> [Goal]:
Search the material below for the string "chart" and list each line that holds it.

> [Collected material]:
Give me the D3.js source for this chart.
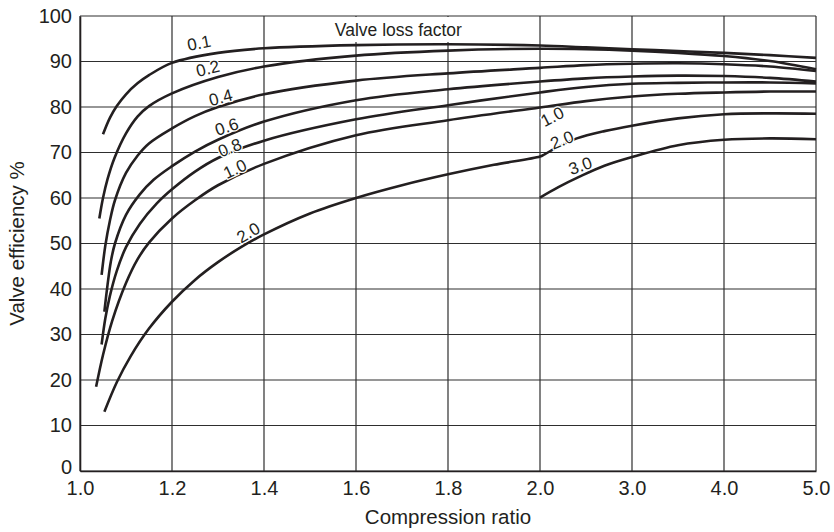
<!DOCTYPE html>
<html>
<head>
<meta charset="utf-8">
<script src="https://cdn.jsdelivr.net/npm/d3@7/dist/d3.min.js"></script>
<style>
  html, body { margin: 0; padding: 0; background: #fff; }
  svg { display: block; font-family: "Liberation Sans", Arial, Helvetica, sans-serif; }
</style>
</head>
<body>
<svg id="chart" width="834" height="532"></svg>
<script>
// Compression-ratio axis: fine steps up to 2.0, then whole-number steps
const xTickValues = [1.0, 1.2, 1.4, 1.6, 1.8, 2.0, 3.0, 4.0, 5.0];
const xTickLabels = ["1.0", "1.2", "1.4", "1.6", "1.8", "2.0", "3.0", "4.0", "5.0"];
const yTickValues = [0, 10, 20, 30, 40, 50, 60, 70, 80, 90, 100];
const yTickLabels = ["0", "10", "20", "30", "40", "50", "60", "70", "80", "90", "100"];

// Valve efficiency (%) against compression ratio, one array per valve loss factor
const loss01 = [[1.05,74],[1.065,77.6],[1.08,80.2],[1.1,82.8],[1.125,85.2],[1.15,87],[1.2,89.7],[1.3,91.9],[1.4,92.9],[1.6,93.6],[1.8,93.8],[2.0,93.5],[2.5,93.1],[3.0,92.7],[3.5,92.3],[4.0,91.9],[4.5,91.4],[5.0,90.8]];
const loss02 = [[1.042,55.5],[1.05,60],[1.06,64.2],[1.075,68.8],[1.1,74.2],[1.125,77.9],[1.15,80.2],[1.2,83],[1.3,86.6],[1.4,88.9],[1.6,91.3],[1.8,92.4],[2.0,92.8],[2.5,92.7],[3.0,92.4],[3.5,91.9],[4.0,91.2],[4.5,90.1],[5.0,88.3]];
const loss04 = [[1.047,43.1],[1.055,49.5],[1.065,55],[1.076,59.5],[1.1,65.5],[1.125,69.3],[1.15,72],[1.2,75.3],[1.25,78],[1.3,80],[1.4,82.8],[1.6,85.8],[1.8,87.4],[2.0,88.6],[2.5,89.2],[3.0,89.5],[3.5,89.6],[4.0,89.4],[4.5,88.9],[5.0,87.9]];
const loss06 = [[1.053,35],[1.06,41],[1.067,46],[1.076,50],[1.1,56.3],[1.13,60.8],[1.16,64],[1.2,67],[1.25,70.2],[1.3,72.8],[1.4,76.8],[1.6,81.5],[1.8,83.9],[2.0,85.6],[2.5,86.3],[3.0,86.7],[3.5,86.9],[4.0,86.8],[4.5,86.4],[5.0,85.6]];
const loss08 = [[1.047,27.8],[1.055,33.5],[1.065,38.5],[1.08,44],[1.1,49.2],[1.13,54.3],[1.167,58.8],[1.2,61.9],[1.25,65.8],[1.3,68.8],[1.4,72.6],[1.6,77.3],[1.8,80.4],[2.0,83.2],[2.5,84.4],[3.0,85.1],[3.5,85.3],[4.0,85.4],[4.5,85.4],[5.0,85.2]];
const loss10 = [[1.035,18.5],[1.05,25.5],[1.07,33],[1.1,41.3],[1.125,46.5],[1.15,50.2],[1.2,55.5],[1.25,59.5],[1.3,62.8],[1.4,67.5],[1.6,73.8],[1.8,77.1],[2.0,79.9],[2.5,81.3],[3.0,82.3],[3.5,82.9],[4.0,83.2],[4.5,83.4],[5.0,83.4]];
const loss20 = [[1.053,13],[1.08,19.5],[1.11,25.2],[1.15,31.3],[1.2,37.2],[1.25,42],[1.3,45.9],[1.35,49.2],[1.4,52],[1.5,56.6],[1.6,60],[1.7,62.8],[1.8,65.2],[1.9,67.3],[2.0,69.1],[2.05,69.6],[2.2,71.3],[2.4,73.1],[2.7,74.7],[3.0,75.9],[3.5,77.5],[4.0,78.4],[4.5,78.6],[5.0,78.5]];
const loss30 = [[2.0,60.1],[2.2,62.4],[2.43,64.7],[2.7,67.1],[3.0,69],[3.5,71.6],[4.0,72.8],[4.5,73.1],[5.0,72.9]];

const curves = [loss01, loss02, loss04, loss06, loss08, loss10, loss20, loss30];

// Curve labels: text, anchor (ratio, efficiency) and slant in degrees
const labelTexts  = ["0.1", "0.2", "0.4", "0.6", "0.8", "1.0", "2.0", "1.0", "2.0", "3.0"];
const labelRatio  = [1.259, 1.278, 1.306, 1.319, 1.326, 1.337, 1.366, 2.136, 2.24, 2.44];
const labelEff    = [94.0, 88.4, 82.0, 75.6, 71.0, 66.3, 52.3, 77.8, 72.7, 67.0];
const labelAngle  = [-11, -14, -15, -18, -22, -25, -30, -27, -22, -20];

const width = 834, height = 532;
const margin = { top: 16, right: 18, bottom: 61, left: 80 };

const svg = d3.select("#chart");
const ink = "#231f20";

const x = d3.scaleLinear()
  .domain([1, 2, 5])
  .range([margin.left, margin.left + 460, width - margin.right]);
const y = d3.scaleLinear()
  .domain([0, 100])
  .range([height - margin.bottom, margin.top]);

// Grid
const grid = svg.append("g").attr("stroke", "#2e2e2e").attr("stroke-width", 1.2).attr("fill", "none");
grid.selectAll("line.v").data(xTickValues).join("line")
  .attr("class", "v")
  .attr("x1", d => x(d)).attr("x2", d => x(d))
  .attr("y1", y(0)).attr("y2", y(100));
grid.selectAll("line.h").data(yTickValues).join("line")
  .attr("class", "h")
  .attr("x1", x(1)).attr("x2", x(5))
  .attr("y1", d => y(d)).attr("y2", d => y(d));

// Axes (labels only, the grid provides the rules)
const xAxis = d3.axisBottom(x)
  .tickValues(xTickValues)
  .tickFormat((d, i) => xTickLabels[i])
  .tickSize(0).tickPadding(10);
const gx = svg.append("g")
  .attr("transform", `translate(0,${y(0)})`)
  .call(xAxis);
gx.select(".domain").attr("stroke", ink).attr("stroke-width", 1.6);
gx.selectAll("text").attr("font-size", 20).attr("fill", ink)
  .attr("font-family", "'Liberation Sans', Arial, sans-serif");

const yAxis = d3.axisLeft(y)
  .tickValues(yTickValues)
  .tickFormat((d, i) => yTickLabels[i])
  .tickSize(0).tickPadding(8);
const gy = svg.append("g")
  .attr("transform", `translate(${x(1)},0)`)
  .call(yAxis);
gy.select(".domain").attr("stroke", ink).attr("stroke-width", 1.6);
gy.selectAll("text").attr("font-size", 20).attr("fill", ink)
  .attr("font-family", "'Liberation Sans', Arial, sans-serif");
// the zero label sits a touch higher so it clears the first ratio label
gy.selectAll(".tick").filter(d => d === 0).select("text").attr("dy", "0.12em");

// Axis titles
svg.append("text")
  .attr("x", (x(1) + x(5)) / 2)
  .attr("y", height - 8)
  .attr("text-anchor", "middle")
  .attr("font-size", 20.5).attr("fill", ink)
  .text("Compression ratio");
svg.append("text")
  .attr("transform", `translate(24,${(y(0) + y(100)) / 2}) rotate(-90)`)
  .attr("text-anchor", "middle")
  .attr("font-size", 20.5).attr("fill", ink)
  .text("Valve efficiency %");

// Heading inside the plot, on a white patch over the grid
const heading = svg.append("g");
const headText = heading.append("text")
  .attr("x", x(1.554)).attr("y", y(95.6))
  .attr("font-size", 17.5).attr("fill", ink)
  .text("Valve loss factor");
const hb = headText.node().getBBox();
heading.insert("rect", "text")
  .attr("x", hb.x - 2).attr("y", y(100) + 1)
  .attr("width", hb.width + 4).attr("height", hb.y + hb.height + 2 - (y(100) + 1))
  .attr("fill", "#fff");

// Curves
const line = d3.line()
  .x(d => x(d[0]))
  .y(d => y(d[1]))
  .curve(d3.curveCatmullRom.alpha(0.5));
svg.append("g")
  .selectAll("path")
  .data(curves)
  .join("path")
  .attr("d", line)
  .attr("fill", "none")
  .attr("stroke", ink)
  .attr("stroke-width", 2.6)
  .attr("stroke-linecap", "butt");

// Curve labels
svg.append("g")
  .selectAll("text")
  .data(labelTexts)
  .join("text")
  .attr("transform", (d, i) => `translate(${x(labelRatio[i])},${y(labelEff[i])}) rotate(${labelAngle[i]})`)
  .attr("text-anchor", "middle")
  .attr("dominant-baseline", "central")
  .attr("font-size", 17)
  .attr("fill", ink)
  .attr("stroke", "#fff").attr("stroke-width", 2.5)
  .attr("paint-order", "stroke")
  .text(d => d);
</script>
</body>
</html>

> [Answer for the task]:
Give me the D3.js source for this chart.
<svg id="chart" width="834" height="532"></svg>
const svg = d3.select("#chart");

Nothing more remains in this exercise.